Data block
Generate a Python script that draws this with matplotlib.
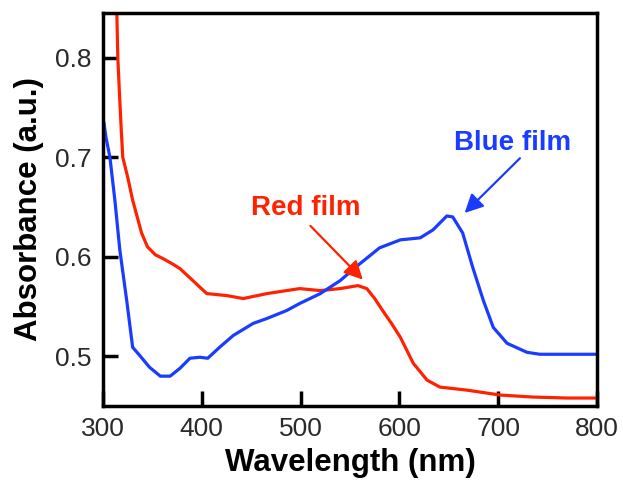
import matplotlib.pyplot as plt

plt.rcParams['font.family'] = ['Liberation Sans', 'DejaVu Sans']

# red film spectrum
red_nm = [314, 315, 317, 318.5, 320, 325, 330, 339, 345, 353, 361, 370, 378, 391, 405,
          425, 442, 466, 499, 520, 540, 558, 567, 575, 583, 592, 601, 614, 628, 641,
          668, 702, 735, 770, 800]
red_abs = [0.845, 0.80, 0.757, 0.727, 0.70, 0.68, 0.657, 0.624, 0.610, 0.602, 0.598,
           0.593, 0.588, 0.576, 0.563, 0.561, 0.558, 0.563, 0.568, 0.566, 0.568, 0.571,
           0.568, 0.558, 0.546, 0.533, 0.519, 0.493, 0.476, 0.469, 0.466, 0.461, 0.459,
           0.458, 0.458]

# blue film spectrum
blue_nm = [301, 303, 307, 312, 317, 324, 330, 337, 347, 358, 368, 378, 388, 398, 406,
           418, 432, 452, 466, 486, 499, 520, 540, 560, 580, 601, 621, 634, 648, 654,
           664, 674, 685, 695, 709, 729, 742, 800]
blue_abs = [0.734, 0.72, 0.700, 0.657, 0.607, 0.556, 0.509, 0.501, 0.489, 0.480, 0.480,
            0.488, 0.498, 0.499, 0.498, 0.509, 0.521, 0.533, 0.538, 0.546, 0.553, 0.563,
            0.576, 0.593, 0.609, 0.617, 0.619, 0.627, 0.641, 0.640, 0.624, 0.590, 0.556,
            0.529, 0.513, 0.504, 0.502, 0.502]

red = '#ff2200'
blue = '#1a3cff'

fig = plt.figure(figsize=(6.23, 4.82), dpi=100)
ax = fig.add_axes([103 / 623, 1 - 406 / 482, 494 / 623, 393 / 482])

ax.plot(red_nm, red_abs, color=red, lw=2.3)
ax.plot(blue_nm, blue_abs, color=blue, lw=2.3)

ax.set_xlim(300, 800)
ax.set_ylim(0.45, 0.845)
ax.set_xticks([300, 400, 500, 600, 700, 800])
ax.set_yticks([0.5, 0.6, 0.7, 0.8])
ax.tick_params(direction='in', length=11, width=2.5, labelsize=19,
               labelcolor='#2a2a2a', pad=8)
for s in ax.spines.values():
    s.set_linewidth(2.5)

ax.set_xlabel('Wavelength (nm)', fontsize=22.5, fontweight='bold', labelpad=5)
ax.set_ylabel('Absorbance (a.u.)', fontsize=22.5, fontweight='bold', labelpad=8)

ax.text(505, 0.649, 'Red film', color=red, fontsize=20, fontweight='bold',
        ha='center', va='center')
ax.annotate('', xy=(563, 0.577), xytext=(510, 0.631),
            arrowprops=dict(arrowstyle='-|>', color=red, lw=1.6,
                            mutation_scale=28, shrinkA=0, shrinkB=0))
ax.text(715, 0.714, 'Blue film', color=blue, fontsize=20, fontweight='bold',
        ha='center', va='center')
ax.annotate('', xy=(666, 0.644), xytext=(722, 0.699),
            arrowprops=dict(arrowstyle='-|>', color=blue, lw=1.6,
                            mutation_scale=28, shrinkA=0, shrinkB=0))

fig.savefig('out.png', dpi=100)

Work to do
Pictures are excluded; copy all other data exactly as shown.

Reply
Generate a Python script that draws this with matplotlib.
import matplotlib.pyplot as plt

plt.rcParams['font.family'] = ['Liberation Sans', 'DejaVu Sans']

# red film spectrum
red_nm = [314, 315, 317, 318.5, 320, 325, 330, 339, 345, 353, 361, 370, 378, 391, 405,
          425, 442, 466, 499, 520, 540, 558, 567, 575, 583, 592, 601, 614, 628, 641,
          668, 702, 735, 770, 800]
red_abs = [0.845, 0.80, 0.757, 0.727, 0.70, 0.68, 0.657, 0.624, 0.610, 0.602, 0.598,
           0.593, 0.588, 0.576, 0.563, 0.561, 0.558, 0.563, 0.568, 0.566, 0.568, 0.571,
           0.568, 0.558, 0.546, 0.533, 0.519, 0.493, 0.476, 0.469, 0.466, 0.461, 0.459,
           0.458, 0.458]

# blue film spectrum
blue_nm = [301, 303, 307, 312, 317, 324, 330, 337, 347, 358, 368, 378, 388, 398, 406,
           418, 432, 452, 466, 486, 499, 520, 540, 560, 580, 601, 621, 634, 648, 654,
           664, 674, 685, 695, 709, 729, 742, 800]
blue_abs = [0.734, 0.72, 0.700, 0.657, 0.607, 0.556, 0.509, 0.501, 0.489, 0.480, 0.480,
            0.488, 0.498, 0.499, 0.498, 0.509, 0.521, 0.533, 0.538, 0.546, 0.553, 0.563,
            0.576, 0.593, 0.609, 0.617, 0.619, 0.627, 0.641, 0.640, 0.624, 0.590, 0.556,
            0.529, 0.513, 0.504, 0.502, 0.502]

red = '#ff2200'
blue = '#1a3cff'

fig = plt.figure(figsize=(6.23, 4.82), dpi=100)
ax = fig.add_axes([103 / 623, 1 - 406 / 482, 494 / 623, 393 / 482])

ax.plot(red_nm, red_abs, color=red, lw=2.3)
ax.plot(blue_nm, blue_abs, color=blue, lw=2.3)

ax.set_xlim(300, 800)
ax.set_ylim(0.45, 0.845)
ax.set_xticks([300, 400, 500, 600, 700, 800])
ax.set_yticks([0.5, 0.6, 0.7, 0.8])
ax.tick_params(direction='in', length=11, width=2.5, labelsize=19,
               labelcolor='#2a2a2a', pad=8)
for s in ax.spines.values():
    s.set_linewidth(2.5)

ax.set_xlabel('Wavelength (nm)', fontsize=22.5, fontweight='bold', labelpad=5)
ax.set_ylabel('Absorbance (a.u.)', fontsize=22.5, fontweight='bold', labelpad=8)

ax.text(505, 0.649, 'Red film', color=red, fontsize=20, fontweight='bold',
        ha='center', va='center')
ax.annotate('', xy=(563, 0.577), xytext=(510, 0.631),
            arrowprops=dict(arrowstyle='-|>', color=red, lw=1.6,
                            mutation_scale=28, shrinkA=0, shrinkB=0))
ax.text(715, 0.714, 'Blue film', color=blue, fontsize=20, fontweight='bold',
        ha='center', va='center')
ax.annotate('', xy=(666, 0.644), xytext=(722, 0.699),
            arrowprops=dict(arrowstyle='-|>', color=blue, lw=1.6,
                            mutation_scale=28, shrinkA=0, shrinkB=0))

fig.savefig('out.png', dpi=100)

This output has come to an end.